Over 150 species of birds live and breed in Marin County’s coastal bay lands. Many of them are rare and threatened species.

These birds rely on three main watershed features:

  • Mature riparian trees and snags for roosting and nesting
  • Fish, amphibians and other small animals for food
  • Natural tidal flows to maintain rich coastal marsh habitat

Pacific Flyway

The Pacific Flyway is one of four major North American migration routes for birds, especially waterfowl. It extends from Alaska and Canada, through California, to Mexico and South America.

Hundreds of thousands of shorebirds and waterfowl migrating the Pacific Flyway stop for the winter in the Richardson and Tomales Bays. Richardson and Tomales bays have eelgrass beds that provide rich feeding grounds.

Rare and threatened species

California Ridgway's  rail (formerly called California clapper rail)
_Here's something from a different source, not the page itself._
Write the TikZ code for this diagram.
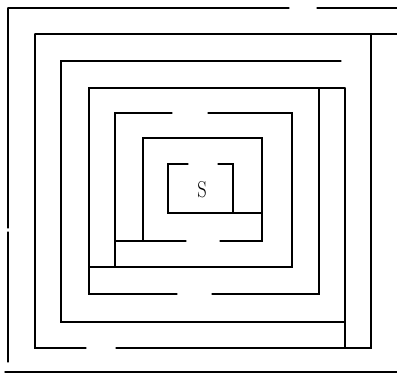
\documentclass[tikz,border=0pt]{standalone}
\usetikzlibrary{positioning}
\begin{document}
\begin{tikzpicture}[x=1pt,y=-1pt,
   wall/.style={draw,line width=1.1pt,line cap=round}]
  \useasboundingbox (0,0) rectangle (397,374);
  % outer wall
  \draw[wall] (8,8) -- (289,8);
  \draw[wall] (317,8) -- (397,8);
  \draw[wall] (8,8) -- (8,228);
  \draw[wall] (8,232) -- (8,362);
  \draw[wall,line width=1.5pt] (5,372) -- (397,372);
  % ring 1
  \draw[wall] (35,34) -- (397,34);
  \draw[wall] (86,348) -- (35,348) -- (35,34);
  \draw[wall] (116,348) -- (371,348) -- (371,34);
  % ring 2
  \draw[wall] (341,61) -- (61,61) -- (61,322) -- (345,322);
  \draw[wall] (345,88) -- (345,348);
  % ring 3
  \draw[wall] (177,294) -- (89,294) -- (89,88) -- (345,88);
  \draw[wall] (212,294) -- (319,294) -- (319,88);
  % ring 4
  \draw[wall] (172,113) -- (115,113) -- (115,267);
  \draw[wall] (208,113) -- (292,113) -- (292,267) -- (89,267);
  % ring 5
  \draw[wall] (115,241) -- (186,241);
  \draw[wall] (143,241) -- (143,138) -- (262,138) -- (262,241) -- (220,241);
  % ring 6
  \draw[wall] (188,164) -- (168,164) -- (168,213) -- (262,213);
  \draw[wall] (218,164) -- (233,164) -- (233,213);
  \node[font=\fontsize{23}{24}\selectfont,xscale=0.8] (start) at (202,190) {S};
\end{tikzpicture}
\end{document}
The endangered California Ridgway's rail inhabits coastal salt marshes, feeding on invertebrates. The California Ridgway's rail builds its nests on or near the ground in dense marsh vegetation such as pickleweed, cord grass, and gumplant.

California black rail

The threatened California black rail is usually found in brackish marshes. Brackish marshes have unrestricted tidal flow where dense cover is available to protect them from predation by enemies. The black rail weaves its cup-shaped nest in tall grasses or marsh vegetation.

Northern spotted owl

The upland dense redwood-fir forests support the threatened northern spotted owl, at the southern limit of its range. Spotted owls inhabit forests with multi-layered canopy cover. They use natural cavities or platforms of branches in mature or standing dead trees as nests. Woody debris on the forest floor provides habitat for the mice, voles, and other small mammals that the owls hunt.

Familiar bird species

The riparian corridors of Marin’s lower hills and valleys support some of our more familiar bird species.

California quail

California quail are plump, short-necked game birds with a small head and bill. They have short, very broad wings. California quail nest on the ground in dense vegetation near streams or other water sources. You’ll find California quail in:

  • Chaparral
  • Sagebrush
  • Oak woodlands
  • Foothill forests

Red-tailed hawks

Red-tailed hawks build nests from materials in mature trees along forested streams and drainages. They construct nests from:

  • Sticks and twigs
  • Bark
  • Mosses

Red-tailed hawks are carnivores, their diet varying with the location and the season. They hunt a variety of small animals, such as:

  • Snakes
  • Frogs
  • Rodents

Swainson’s thrush

Although shy, the Swainson’s thrush is vocal, with a unique upward-spiraling song. You'll hear them in well-vegetated riparian habitats. These birds build their nests in low branches or crotches of willows. Swainson's thrush line their nests with grasses and other fine planter. They fashion their nests with a mix of:

  • Leaves
  • Twigs
  • Mosses with mud

Heron and egrets

Great blue herons, great egrets, and snowy egrets nest in colonies high in:

  • Large fir tress
  • Bay tress
  • Oak trees
  • Eucalyptus trees

These birds often nest near shallow water, foraging grounds where they stalk fish, crustaceans, and other small animals.

Tree swallows

Tree swallows frequent riparian corridors and surrounding woodlands. They use old tree snags and excavated cavities for nesting, as do wood ducks.